Receiver Seed - inline growth¶
The next step is to ‘grow’ that seed in the inline direction, defining the point interval and the length of the active spread
Receiver Seed - crossline growth¶
The following step is to ‘grow’ that seed in the crossline direction, defining the line intervals and the width of the active spread
The spread defined in these two steps consists of 16 x 4 = 64 receiver points
Source Seed location¶
The following step is to add a source seed to the template.
Source Seed - crossline growth¶
The next step is to ‘grow’ the source seed in the crossline direction, defining the point interval and the length of the source salvo
Note
Inline refers to the direction of the receiver line; crossline refers to the direction orthogonal to the receiver line.
Completed template¶
After defining at least one source seed and one receiver seed, and applying the growth steps to these seeds, the template is complete.
Roll along¶
The completed template is the starting point for rolling the survey geometry.
Survey Block¶
The overlapping templates together make up the survey geometry within a survey block.
Block boundaries¶
It is very rare that surveys taper in and taper out using complete templates. Usually, (separate) block boundaries are applied to the sources and the receivers.
Multiple blocks¶
It is possible to have multiple blocks within a single project. The blocks can use different templates.
These steps define the basics of the template based structure for a survey design in Roll.
Note
In this example all seeds in a template are able to take part in the roll-along activity. There are however also seeds that are stationary in space. These are:
Stationary grid-based seeds
Well trajectory based seeds
Circle based seeds
Spiral based seeds
These seeds are not affected by the template’s roll operation; their position is fully determined by the seed’s origin
Nodal surveys¶
In land seismic design, there is a trend towards using nodal (cable-less) recording. These nodes continuously acquire seismic data. There is no central recording system where shot records can be displayed and analyzed. The clock for each independent node is synchronized by GPS. Only when the nodes are collected and data is harvested shot records are being reconstituted.
Nodes have become rather cheap to manufacture, and as a consequence the channel count on a seismic crew can be in the tens of thousands. A shot can be acquired, when all of the nodes needed for the required offsets and azimuths are present. By having a large number of nodes (almost) all shots can be recorded at any time. Effectively, the whole survey design becomes a single template, removing the need to do any roll-along.
Towed marine surveys¶
The opposite end-member to template design is formed by towed streamer surveys. Here a single source is fired, with a certain streamer configuration towed behind the seismic vessel.

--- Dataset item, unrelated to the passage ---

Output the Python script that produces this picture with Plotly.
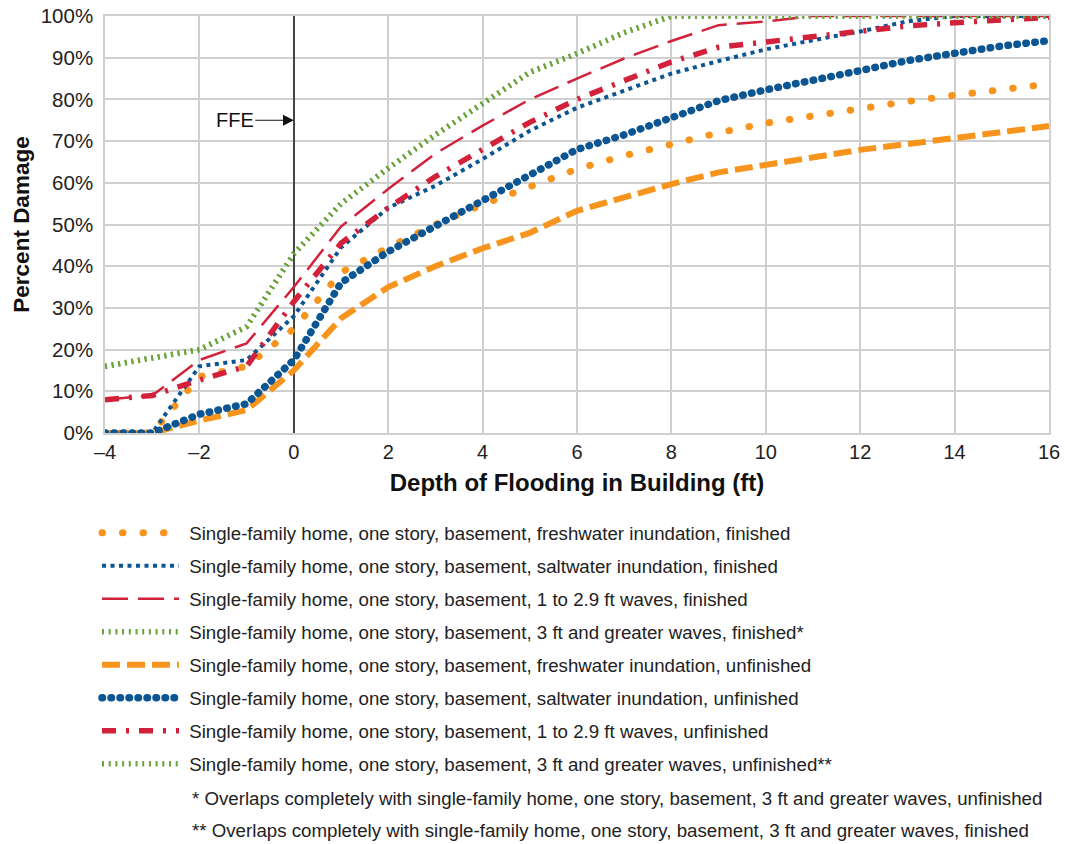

When the next shot is taken, normally using a different source (think of flip-flop or triple-source shooting) the vessel has already moved together with the towed streamer configuration
So, here we have one shot per template, which is rolled inline, and crossline to form half a racetrack. The number of templates in a survey is two (for each sailline direction) times the number of race tracks times the number of towed sources.
Note
For Roll the streamer templates are demanding to display, due to the large number of templates with their large overlap. For this reason Level of Detail (LOD) drawing has been implamented, so the GUI stays responsive when zooming in or out.
Racetracks¶
In a marine seismic survey, a racetrack (or racetrack pattern) is a highly efficient navigation strategy used by a survey vessel to collect data along parallel paths. Instead of turning immediately into the adjacent parallel line at the end of a path—which is physically difficult and time-consuming—the vessel makes a wide turn and circles back to sail down a different line a few kilometers away.This continuous oval looping resembles a sports racing track, optimizing both the mechanics of the ship and the quality of the data.

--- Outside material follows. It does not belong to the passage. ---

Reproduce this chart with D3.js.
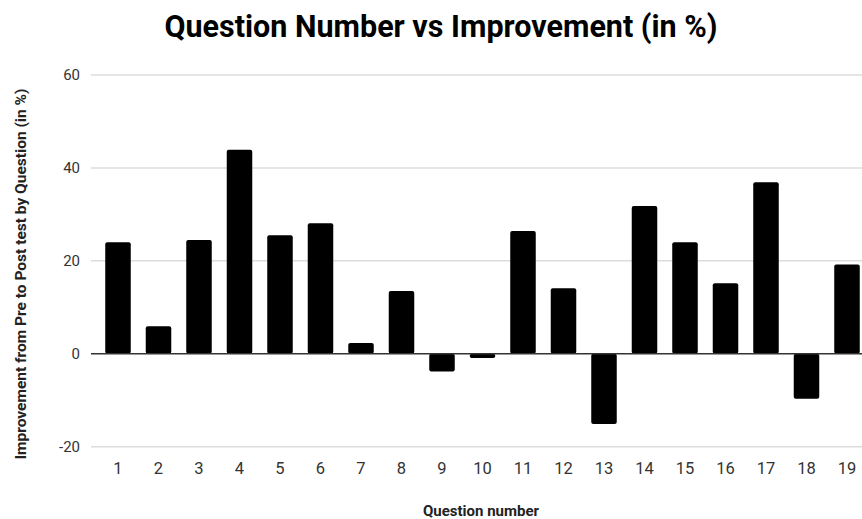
<!DOCTYPE html>
<html>
<head>
<meta charset="utf-8">
<script src="https://cdn.jsdelivr.net/npm/d3@7"></script>
<style>
  html, body { margin: 0; padding: 0; background: #fff; }
  svg { display: block; font-family: Roboto, "Noto Sans", sans-serif; }
</style>
</head>
<body>
<svg id="chart" width="862" height="519"></svg>
<script>
// Question numbers and improvement from pre to post test (in %)
const questions = ["1","2","3","4","5","6","7","8","9","10","11","12","13","14","15","16","17","18","19"];
const improvement = [24.0, 5.9, 24.5, 43.9, 25.5, 28.1, 2.3, 13.5, -3.8, -0.9, 26.4, 14.1, -15.1, 31.8, 24.0, 15.2, 36.9, -9.7, 19.2];
const yTicks = [-20, 0, 20, 40, 60];

const svg = d3.select("#chart");
const plot = { left: 91, right: 862, top: 75, bottom: 446.7 };

const y = d3.scaleLinear().domain([-20, 60]).range([plot.bottom, plot.top]);
const x = d3.scaleBand()
  .domain(questions)
  .range([97.75, 867.25])
  .paddingInner(0.37)
  .paddingOuter(0.185);

// Horizontal gridlines
svg.append("g")
  .selectAll("line")
  .data(yTicks.filter(d => d !== 0))
  .join("line")
  .attr("x1", plot.left).attr("x2", plot.right)
  .attr("y1", d => y(d)).attr("y2", d => y(d))
  .attr("stroke", "#dcdcdc").attr("stroke-width", 1.5);

// Y axis labels (plain hyphen for negatives)
const yAxis = d3.axisLeft(y).tickValues(yTicks).tickSize(0).tickPadding(0)
  .tickFormat(d => String(d));
svg.append("g")
  .attr("transform", `translate(80,0)`)
  .call(yAxis)
  .call(g => g.select(".domain").remove())
  .call(g => g.selectAll("text")
    .attr("font-family", "Roboto, sans-serif")
    .attr("font-size", 15)
    .attr("fill", "#333"));

// Bars
svg.append("g")
  .selectAll("rect")
  .data(questions.map((q, i) => ({ q, v: improvement[i] })))
  .join("rect")
  .attr("x", d => x(d.q))
  .attr("width", x.bandwidth())
  .attr("y", d => Math.min(y(d.v), y(0)))
  .attr("height", d => Math.abs(y(d.v) - y(0)))
  .attr("rx", 2)
  .attr("fill", "#000");

// Zero baseline
svg.append("line")
  .attr("x1", plot.left).attr("x2", plot.right)
  .attr("y1", y(0)).attr("y2", y(0))
  .attr("stroke", "#333").attr("stroke-width", 1.5);

// X axis labels
const xAxis = d3.axisBottom(x).tickSize(0).tickPadding(0);
svg.append("g")
  .attr("transform", `translate(0,474)`)
  .call(xAxis)
  .call(g => g.select(".domain").remove())
  .call(g => g.selectAll("text")
    .attr("dy", 0)
    .attr("font-family", "Roboto, sans-serif")
    .attr("font-size", 16.5)
    .attr("fill", "#333"));

// Title
svg.append("text")
  .attr("x", 441).attr("y", 37)
  .attr("text-anchor", "middle")
  .attr("font-family", "Roboto, sans-serif")
  .attr("font-weight", "bold")
  .attr("font-size", 30.5)
  .attr("fill", "#000")
  .text("Question Number vs Improvement (in %)");

// Axis titles
svg.append("text")
  .attr("x", 481).attr("y", 516)
  .attr("text-anchor", "middle")
  .attr("font-family", "Roboto, sans-serif")
  .attr("font-weight", "bold")
  .attr("font-size", 15)
  .attr("fill", "#222")
  .text("Question number");

svg.append("text")
  .attr("transform", "translate(26,274) rotate(-90)")
  .attr("text-anchor", "middle")
  .attr("font-family", "Roboto, sans-serif")
  .attr("font-weight", "bold")
  .attr("font-size", 15.5)
  .attr("fill", "#222")
  .text("Improvement from Pre to Post test by Question (in %)");
</script>
</body>
</html>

Why the Racetrack Pattern is Used
- Equipment Safety:
Modern 3D seismic vessels tow an immense array of specialized equipment, including seismic sound sources (airguns) and multiple data-recording cables called streamers. These streamers can be up to 9–12 kilometers long and spread hundreds of meters wide. Making sharp, immediate turns would cause the cables to tangle, sink, or snap.
- Data Consistency:
The racetrack pattern allows the vessel to acquire adjacent data strips (swathes) while traveling in the same direction. This consistency eliminates geographic data processing anomalies that occur when trying to stitch together back-and-forth alternating lines.
- Time and Fuel Efficiency:
Because the vessel needs a massive turning radius to safely swing its towed equipment around, it cannot simply pivot 180 degrees into the next immediate track. By looping outward to a line further away, the ship avoids “dead time” spent idling or looping aimlessly, keeping the vessel continuously productive
How it Works in Practice¶
- The Run In:
The vessel makes sure that sources and streamers are on course towards the pre-planned coordinate line (sail line) and starts the sources.
- The Sail Line:
The vessel records data while moving in a straight path along the pre-planned coordinate line.
- The run-out:
In order to ensure a regular (flat) full-fold boundary at the end of the line, the vessels keeps shooting for half a streamer length.
- The U-Turn:
When completeing the run-out, the sources are temporarily powered down. The ship executes a wide, sweeping loop.
- The Return Line:
The ship aligns itself with a new line in the opposite direction (often several kilometers over from the first line), activates the sources and heads back towards the survey area.
- The Interlocking Grid:
The ship repeats this loop over and over, slowly filling in the missing parallel lines on subsequent passes until a seamless, dense grid of the subsurface has been acquired.
Note
In the middle of a race track, the sail iine direction reverses. The presence of cross-currents can cause deviation (feathering) of the streamers and this will lead to gaps in the subsurface coverage
Note
To compensate for gaps caused by feathering, additional “infill lines” may be needed.
Note
By using an odd number of sailines in a race track, one can prevent a reversal of the sail line direction between race tracks. This is shown in the above picture, that contains two racetracks, each with 19 saillines.